Parties are overwhelming, and I get lost in groups too big at a time. I just want to spend time with people in different contexts and experience far more frequent physical contact and intimacy. Like, my dream is for someone to notice that I’m suffering and reach out, or for someone to call me up out of the blue to hang out. Neither things I’ve experienced before. Because I have a hard time letting my guard down, and because no one’s ever noticed that I’m not as fine alone as it looks, I can’t stop feeling this bubble around me. I don’t like it. I’m filled with so much affection that I short circuit, and I need to have an outlet for that. More than one. I just…it’s off-putting, isn’t it? It could be. I have no way of knowing if I’m at a point where I can start calling people cute and flirt with them all the time and be physically affectionate and stuff, especially with it being clear that I’m not looking for a monogamous romantic relationship. I don’t even have a way of knowing if it’s ok to tell someone how amazing Godzilla is, or why Kodama Naoko is such a genius, or how the modern superhero is a muzzled, institutionalized shade of their former self.
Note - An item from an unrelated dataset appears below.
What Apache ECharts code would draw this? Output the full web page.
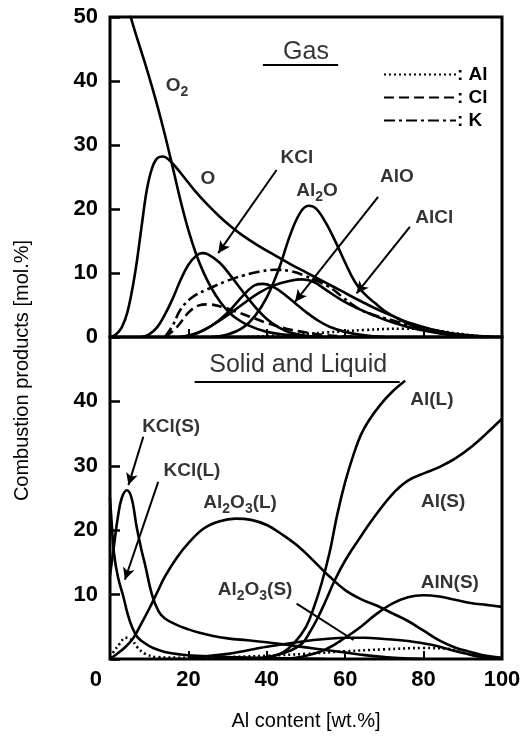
<!DOCTYPE html>
<html>
<head>
<meta charset="utf-8">
<script src="https://cdn.jsdelivr.net/npm/echarts@6/dist/echarts.min.js"></script>
<style>
  html, body { margin: 0; padding: 0; background: #fff; }
  #chart { width: 527px; height: 741px; }
</style>
</head>
<body>
<div id="chart"></div>
<script>
// ---- Gas phase, mol.% against Al content [wt.%] ----
const gasO2   = [[0,61],[2,57],[4,52.8],[6,48.5],[8,44.6],[10,40.6],[12,36.3],[14,31.6],[16,26.5],[18,21.3],[20,16.7],[22,12.9],[24,9.9],[26,7.5],[28,5.6],[30,4.1],[32,3],[35,1.9],[40,0.8],[45,0.35],[50,0.12],[55,0]];
const gasO    = [[0,0],[1.5,0.4],[3,1.5],[4.5,4],[6.4,10],[8,17],[9.4,23],[10.8,26.5],[12.2,28],[13.5,28.2],[15,27.7],[17,26.4],[19.5,24.5],[22,22.6],[25,20.6],[28,18.8],[31,17.2],[34,15.8],[38,14.2],[42,12.8],[46,11.4],[50,10.1],[55,8.5],[59,7.2],[63,5.9],[67.6,4.5],[72,3.3],[77,2.1],[82,1.2],[87,0.6],[92,0.25],[97,0.05],[100,0]];
const gasKCl  = [[8,0],[10,0.4],[12,1.5],[14,3.5],[16,6],[18,8.9],[20,11.3],[22,12.7],[23.5,13.1],[25,12.9],[28,11.6],[31,9.4],[34,7],[37,4.7],[40,2.8],[43,1.5],[46,0.7],[50,0.2],[54,0]];
const gasAl2O = [[26,0],[30,0.4],[34,1.5],[37,3.3],[40,6.2],[43,10.5],[46,16],[48.5,19.4],[50.6,20.5],[52.5,20.1],[55,17.9],[57.9,14.4],[60,11.6],[62.5,8.6],[65,6.7],[67.6,5.3],[70,4.1],[74,2.7],[78,1.6],[82,0.9],[86,0.4],[90,0.15],[95,0]];
const gasAlO  = [[18,0],[22,0.5],[26,1.8],[30,3.8],[34,6.5],[37,8.1],[39,8.3],[42,7.7],[45,6.4],[47,5.4],[50,3.9],[53,2.6],[56,1.6],[60,0.8],[65,0.25],[70,0]];
const gasAlCl = [[18,0],[22,0.6],[26,1.8],[30,3.4],[34,5.2],[38,6.9],[42,8.1],[46,8.8],[49,9],[52,8.6],[55,7.4],[59,5.8],[63,4.5],[67.6,3.3],[72,2.3],[77,1.4],[82,0.8],[87,0.35],[92,0.1],[97,0]];
const gasAl   = [[35,0],[45,0.3],[55,0.7],[65,1.1],[75,1.3],[82,1.1],[88,0.6],[94,0.15],[100,0]];
const gasCl   = [[14,0],[17,1.5],[20,3.8],[22.5,4.9],[25,5.1],[28.5,4.7],[32,4],[36,3.1],[40,2.2],[45,1.3],[50,0.7],[55,0.3],[60,0.1],[65,0]];
const gasK    = [[14,0],[16,1.8],[18,4.3],[21,6.2],[25,7.5],[30,8.8],[34,9.6],[38,10.2],[42,10.5],[46,10.3],[50,9.5],[55.7,7.9],[59,6.4],[62.5,4.8],[66,3.7],[72,2.6],[77,1.7],[82,1],[87,0.45],[92,0.15],[97,0]];

// ---- Solid and liquid phases ----
const sKClS   = [[0,13],[1,17.5],[2,22],[3,25],[4.3,26.2],[5.5,25],[6.8,20.5],[8,17],[9,14.5],[10.7,10],[12.4,7.4],[14,6.3],[17,5.3],[20,4.6],[22.6,4.1],[26,3.6],[30,3.2],[35,2.9],[40,2.6],[45,2.2],[50,1.8],[55,1.4],[60,1],[65,0.6],[70,0.3],[75,0.1],[80,0]];
const sKClL   = [[0,25],[0.5,20.5],[1,16.5],[2,12.8],[3.4,9.7],[4.5,7],[5.6,5],[7,3.4],[9,2.4],[11,1.7],[14,1.1],[18,0.7],[22,0.5],[30,0.3],[40,0.15],[50,0.05],[55,0]];
const sAl2O3L = [[0,0],[2,0.9],[4,1.9],[6,3.3],[8,5.5],[10,7.8],[12,10.3],[14,12.8],[17,15.7],[20,18],[24,20.3],[28,21.4],[32,21.8],[36,21.6],[40,20.8],[44,19.3],[48,17.5],[52,15.2],[56,12.8],[60,10.7],[64,9.3],[68,8.3],[72,7.1],[76,5.9],[80,4.4],[84,2.9],[88,1.8],[92,1.1],[96,0.5],[100,0.2]];
const sAl2O3S = [[20,0.2],[30,0.8],[40,1.9],[50,2.8],[55,3.1],[60,3.3],[65,3.3],[70,3.1],[76,2.8],[82,2.2],[87,1.4],[91,0.8],[95,0.3],[100,0.1]];
const sAlL    = [[35,0],[40,0.3],[44,1],[47,2.5],[50,5],[52,8],[54,11.8],[56,16.5],[58,22.5],[60,27.5],[62,31.5],[64,34.8],[66,37],[69,39.5],[72,41.5],[75.3,43.2]];
const sAlS    = [[38,0],[42,0.5],[46,1.3],[49,2.4],[51,4.2],[53,6.4],[55,9],[57.4,12.3],[60,15.3],[63.4,18.5],[67,21.7],[71.9,25.5],[76,27.7],[80.4,28.9],[84,29.8],[88,31.1],[92.3,33],[96,35],[100,37.3]];
const sAlNS   = [[45,0],[50,0.5],[55,1.5],[60,3.3],[64,5],[68,7],[72,8.6],[76,9.6],[80,9.9],[84,9.7],[88,9.2],[92,8.7],[96,8.4],[100,8.1]];
const sAl     = [[0,0.3],[1,1.2],[2.5,2.4],[4,3.3],[5.5,3],[7,1.8],[9,0.8],[12,0.3],[20,0.2],[30,0.3],[40,0.5],[50,0.8],[60,1.2],[70,1.5],[80,1.7],[86,1.6],[90,1],[95,0.3],[100,0.1]];

// tick values
const xTicks = [0, 20, 40, 60, 80, 100];
const yTicks = [0, 10, 20, 30, 40, 50];

// annotation text anchors, in data units: [text, x, y]
const gasNotes = [
  ['O{s|2}', 17.1, 39.2], ['O', 25, 24.8], ['KCl', 47.7, 28],
  ['Al{s|2}O', 52.8, 22.8], ['AlO', 73.2, 25], ['AlCl', 82.7, 18.6]
];
const gasArrows = [[[42.5, 26.1], [27.6, 13.1]], [[68.4, 21.9], [47.2, 5.5]], [[76.5, 17.2], [62.9, 6.8]]];
const solidNotes = [
  ['KCl(S)', 15.6, 36], ['KCl(L)', 20.9, 29.2], ['Al{s|2}O{s|3}(L)', 33.2, 24.2],
  ['Al{s|2}O{s|3}(S)', 37, 10.7], ['Al(L)', 82.1, 40.2], ['Al(S)', 85, 24.4], ['AlN(S)', 86.7, 11.8]
];
const solidArrows = [[[8.5, 34.5], [4.7, 27]], [[12.3, 27.5], [3.8, 12.3]]];
const solidLeaders = [[[47.6, 8.6], [62.1, 2.95]]];

const FONT = '"Liberation Sans", Arial, Helvetica, sans-serif';
const BLACK = '#000';

const chart = echarts.init(document.getElementById('chart'), null, { renderer: 'canvas' });

function curve(name, data, grid, type) {
  return {
    name, type: 'line', data, xAxisIndex: grid, yAxisIndex: grid,
    symbol: 'none', smooth: 0.4, clip: true, silent: true,
    lineStyle: { color: BLACK, width: 2.6, type: type || 'solid' },
    itemStyle: { color: BLACK }
  };
}

const subRich = {
  s: { fontSize: 14, fontWeight: 'bold', fontFamily: FONT, color: BLACK, verticalAlign: 'bottom', lineHeight: 14 }
};

function notes(list, grid, arrows, leaders, heading, underline) {
  const data = list.map(n => ({ value: [n[1], n[2]], name: n[0] }));
  const lines = [];
  arrows.forEach(a => lines.push([{ coord: a[0], symbol: 'none' }, { coord: a[1], symbol: 'arrow' }]));
  leaders.forEach(a => lines.push([{ coord: a[0], symbol: 'none' }, { coord: a[1], symbol: 'none' }]));
  lines.push([{ coord: underline[0], symbol: 'none' }, { coord: underline[1], symbol: 'none' }]);
  data.push({ value: heading.pos, name: heading.text, label: { fontWeight: 'normal', fontSize: 25 } });
  return {
    type: 'scatter', xAxisIndex: grid, yAxisIndex: grid, silent: true, z: 20,
    symbolSize: 0, data,
    label: {
      show: true, position: 'inside', formatter: p => p.name,
      fontFamily: FONT, fontSize: 19, fontWeight: 'bold', color: BLACK, lineHeight: 26,
      rich: subRich
    },
    markLine: {
      silent: true, symbolSize: [9, 12], precision: 3,
      lineStyle: { color: BLACK, width: 2, type: 'solid' },
      label: { show: false },
      data: lines
    }
  };
}

const tickLabel = { fontFamily: FONT, fontSize: 22, fontWeight: 'bold', color: BLACK };

function xAxis(grid, showLabels) {
  return {
    type: 'value', gridIndex: grid, min: 0, max: 100, interval: 20,
    axisLine: { show: false }, splitLine: { show: false },
    axisTick: { show: true, inside: true, length: 8, lineStyle: { color: BLACK, width: 2 } },
    axisLabel: showLabels ? Object.assign({
      show: true, margin: 10, alignMinLabel: 'right',
      formatter: v => (v === 0 ? '{z|0}' : String(v)),
      rich: { z: Object.assign({ padding: [0, 8, 0, 0] }, tickLabel) }
    }, tickLabel) : { show: false },
    name: showLabels ? 'Al content [wt.%]' : '', nameLocation: 'middle', nameGap: 52,
    nameTextStyle: { fontFamily: FONT, fontSize: 20, color: BLACK }
  };
}

function yAxis(grid, hideEnds) {
  return {
    type: 'value', gridIndex: grid, min: 0, max: 50, interval: 10,
    axisLine: { show: false }, splitLine: { show: false },
    axisTick: { show: true, inside: true, length: 10, lineStyle: { color: BLACK, width: 2.5 } },
    axisLabel: Object.assign({
      show: true, margin: 12,
      formatter: v => (hideEnds && (v === 0 || v === 50) ? '' : String(v))
    }, tickLabel)
  };
}

const option = {
  backgroundColor: '#fff',
  animation: false,
  grid: [
    { left: 110, top: 17, width: 392, height: 320, show: true, borderColor: BLACK, borderWidth: 3, backgroundColor: 'transparent' },
    { left: 110, top: 337, width: 392, height: 322, show: true, borderColor: BLACK, borderWidth: 3, backgroundColor: 'transparent' }
  ],
  xAxis: [xAxis(0, false), xAxis(1, true)],
  yAxis: [yAxis(0, false), yAxis(1, true)],
  legend: {
    data: ['Al', 'Cl', 'K'], orient: 'vertical', left: 378, top: 60,
    itemWidth: 72, itemHeight: 14, itemGap: 4, selectedMode: false,
    itemStyle: { opacity: 0, borderWidth: 0 },
    formatter: ': {name}',
    textStyle: { fontFamily: FONT, fontSize: 19, fontWeight: 'bold', color: BLACK, padding: [0, 0, 0, -4] }
  },
  graphic: [{
    type: 'text', left: 12, top: 'middle', rotation: Math.PI / 2,
    style: { text: 'Combustion products [mol.%]', font: '20px ' + FONT, fill: BLACK }
  }],
  series: [
    curve('O2', gasO2, 0), curve('O', gasO, 0), curve('KCl', gasKCl, 0),
    curve('Al2O', gasAl2O, 0), curve('AlO', gasAlO, 0), curve('AlCl', gasAlCl, 0),
    curve('Al', gasAl, 0, [2, 3]), curve('Cl', gasCl, 0, [10, 5]), curve('K', gasK, 0, [11, 4, 3, 4]),
    curve('KCl(S)', sKClS, 1), curve('KCl(L)', sKClL, 1), curve('Al2O3(L)', sAl2O3L, 1),
    curve('Al2O3(S)', sAl2O3S, 1), curve('Al(L)', sAlL, 1), curve('Al(S)', sAlS, 1),
    curve('AlN(S)', sAlNS, 1), curve('Al', sAl, 1, [2, 3]),
    notes(gasNotes, 0, gasArrows, [], { text: 'Gas', pos: [50, 44.5] }, [[39, 42.5], [58.2, 42.5]]),
    notes(solidNotes, 1, solidArrows, solidLeaders, { text: 'Solid and Liquid', pos: [48, 45.7] }, [[21.6, 43.1], [73.9, 43.1]])
  ]
};

chart.setOption(option);
</script>
</body>
</html>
Like, normal opinions about stuff I like, that it seems like most people aren’t into. Friendship is this wonderful, vast ocean, and I’m stuck on it with no map or compass, deathly afraid that I’ll be capsizing other vessels instead of picking up shipmates because I also don’t know semaphore, or whatever system sailors use to communicate with passing ships. That flashing light thing. Metaphors. I mean, I probably know more about reading semaphore and that light thing than I think. I need to trust my own instincts. Maybe if I do, I’ll find that I can communicate better than I think, too.